▸ **Data extract**:
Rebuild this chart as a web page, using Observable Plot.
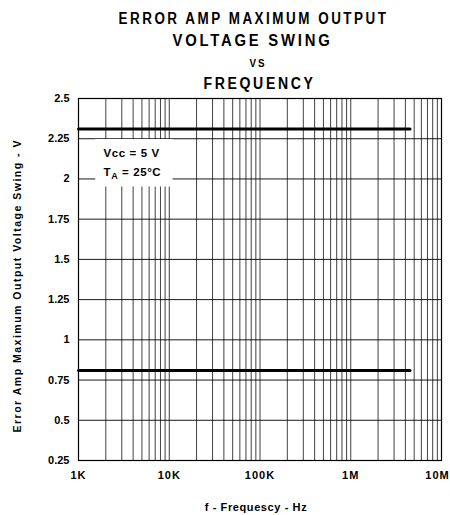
<!DOCTYPE html>
<html><head><meta charset="utf-8">
<script src="https://cdn.jsdelivr.net/npm/d3@7"></script>
<script src="https://cdn.jsdelivr.net/npm/@observablehq/plot@0.6"></script>
<style>
body{margin:0;background:#fff}
#chart svg{font-family:"Liberation Sans",Arial,sans-serif;font-weight:bold}
</style>
</head><body><div id="chart"></div>
<script>
// ---- data ----
const freqTicks = [1e3, 1e4, 1e5, 1e6, 1e7];
const freqTickLabels = ["1K", "10K", "100K", "1M", "10M"];
const voltTicks = [0.25, 0.5, 0.75, 1, 1.25, 1.5, 1.75, 2, 2.25, 2.5];
const voltTickLabels = ["0.25", "0.5", "0.75", "1", "1.25", "1.5", "1.75", "2", "2.25", "2.5"];
const seriesFreq = [1e3, 4.5e6];
const swingHigh = [2.31, 2.31];
const swingLow = [0.81, 0.81];
const titleLines = ["ERROR AMP MAXIMUM OUTPUT", "VOLTAGE SWING", "VS", "FREQUENCY"];
const noteLines = ["Vcc = 5 V", "TA = 25°C"];
const xLabel = "f - Frequescy - Hz";
const yLabel = "Error Amp Maximum Output Voltage Swing - V";
// annotation box extent in data units
const noteBox = [{x1: 1550, x2: 11000, y1: 1.95, y2: 2.245}];

// minor grid: 1..9 per decade
const gridFreqs = [];
for (let d = 1e3; d < 1e7; d *= 10) for (let k = 1; k <= 9; k++) gridFreqs.push(k * d);
gridFreqs.push(1e7);

const highData = seriesFreq.map((f, i) => ({f, v: swingHigh[i]}));
const lowData = seriesFreq.map((f, i) => ({f, v: swingLow[i]}));
const xFmt = d => freqTickLabels[freqTicks.indexOf(d)];
const yFmt = d => voltTickLabels[voltTicks.indexOf(d)];

// title styling
const titleDy = [-80, -58, -35, -15];
const titleDx = [-6.5, -7.5, -2, -0.5];
const titleSizes = [16, 16, 10, 16];
const titleWidths = [270, 160, 17, 112];

const chart = Plot.plot({
  width: 450,
  height: 515,
  marginLeft: 78,
  marginRight: 9,
  marginTop: 98,
  marginBottom: 55,
  style: {fontSize: "11px", fontWeight: "bold", color: "black", background: "white"},
  x: {type: "log", domain: [1e3, 1e7]},
  y: {domain: [0.25, 2.5]},
  marks: [
    Plot.gridX(gridFreqs, {stroke: "#000", strokeOpacity: 0.75, strokeWidth: 1}),
    Plot.gridY(voltTicks, {stroke: "#000", strokeOpacity: 0.9, strokeWidth: 1}),
    Plot.rect(noteBox, {x1: "x1", x2: "x2", y1: "y1", y2: "y2", fill: "white"}),
    Plot.frame({stroke: "black", strokeWidth: 1.2}),
    Plot.line(highData, {x: "f", y: "v", stroke: "black", strokeWidth: 3}),
    Plot.line(lowData, {x: "f", y: "v", stroke: "black", strokeWidth: 3}),
    Plot.axisX({ticks: freqTicks, tickFormat: xFmt, tickSize: 0, tickPadding: 11, label: null, fontSize: 11, fontWeight: "bold"}),
    Plot.axisY({ticks: voltTicks, tickFormat: yFmt, tickSize: 0, tickPadding: 9, label: null, fontSize: 11, fontWeight: "bold"}),
    ...titleLines.map((t, i) => Plot.text([t], {
      text: d => d, frameAnchor: "top", lineAnchor: "middle", dy: titleDy[i], dx: titleDx[i],
      fontSize: titleSizes[i], fontWeight: "bold", ariaDescription: "title" + i
    })),
    ...noteLines.map((t, i) => Plot.text([t], {
      text: d => d, frameAnchor: "top-left", textAnchor: "start", lineAnchor: "middle", dx: 25, dy: 55 + i * 19,
      fontSize: 11.5, fontWeight: "bold", ariaDescription: "note"
    })),
    Plot.text([xLabel], {text: d => d, frameAnchor: "bottom", lineAnchor: "middle", dy: 47, dx: -4, fontSize: 11, fontWeight: "bold", ariaDescription: "xlabel"}),
    Plot.text([yLabel], {text: d => d, frameAnchor: "left", textAnchor: "middle", lineAnchor: "middle", dx: -61, dy: 7, rotate: -90, fontSize: 10.5, fontWeight: "bold", ariaDescription: "ylabel"})
  ]
});

const svg = d3.select(chart);
titleLines.forEach((t, i) => {
  svg.selectAll(`g[aria-description="title${i}"] text`)
    .attr("textLength", titleWidths[i])
    .attr("lengthAdjust", "spacingAndGlyphs")
    .attr("letter-spacing", i === 2 ? 2 : 3);
});
svg.selectAll('g[aria-description="note"] text').attr("letter-spacing", 0.6);
svg.selectAll('g[aria-description="xlabel"] text').attr("letter-spacing", 0.6);
svg.selectAll('g[aria-description="ylabel"] text').attr("textLength", 292).attr("lengthAdjust", "spacing");
svg.selectAll('g[aria-label="x-axis tick label"] text').attr("letter-spacing", 1);
// keep the last x tick label inside the picture
svg.selectAll('g[aria-label="x-axis tick label"] text').filter(function() { return d3.select(this).text() === "10M"; }).attr("dx", -4);
// subscript A in T_A
svg.selectAll('g[aria-description="note"] text').each(function() {
  const el = d3.select(this);
  const s = el.text();
  if (s.startsWith("TA")) {
    el.text("");
    el.append("tspan").text("T");
    el.append("tspan").attr("dy", 3).attr("font-size", 9).text("A");
    el.append("tspan").attr("dy", -3).text(s.slice(2));
  }
});
document.getElementById("chart").appendChild(chart);
</script>
</body></html>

▸ **Aim**:
Take the lines from the start of the material to the line with "gridFreqs.push(1e7);", both included, and transcribe them exactly without the pictures.

▸ **Problem solution**:
Rebuild this chart as a web page, using Observable Plot.
<!DOCTYPE html>
<html><head><meta charset="utf-8">
<script src="https://cdn.jsdelivr.net/npm/d3@7"></script>
<script src="https://cdn.jsdelivr.net/npm/@observablehq/plot@0.6"></script>
<style>
body{margin:0;background:#fff}
#chart svg{font-family:"Liberation Sans",Arial,sans-serif;font-weight:bold}
</style>
</head><body><div id="chart"></div>
<script>
// ---- data ----
const freqTicks = [1e3, 1e4, 1e5, 1e6, 1e7];
const freqTickLabels = ["1K", "10K", "100K", "1M", "10M"];
const voltTicks = [0.25, 0.5, 0.75, 1, 1.25, 1.5, 1.75, 2, 2.25, 2.5];
const voltTickLabels = ["0.25", "0.5", "0.75", "1", "1.25", "1.5", "1.75", "2", "2.25", "2.5"];
const seriesFreq = [1e3, 4.5e6];
const swingHigh = [2.31, 2.31];
const swingLow = [0.81, 0.81];
const titleLines = ["ERROR AMP MAXIMUM OUTPUT", "VOLTAGE SWING", "VS", "FREQUENCY"];
const noteLines = ["Vcc = 5 V", "TA = 25°C"];
const xLabel = "f - Frequescy - Hz";
const yLabel = "Error Amp Maximum Output Voltage Swing - V";
// annotation box extent in data units
const noteBox = [{x1: 1550, x2: 11000, y1: 1.95, y2: 2.245}];

// minor grid: 1..9 per decade
const gridFreqs = [];
for (let d = 1e3; d < 1e7; d *= 10) for (let k = 1; k <= 9; k++) gridFreqs.push(k * d);
gridFreqs.push(1e7);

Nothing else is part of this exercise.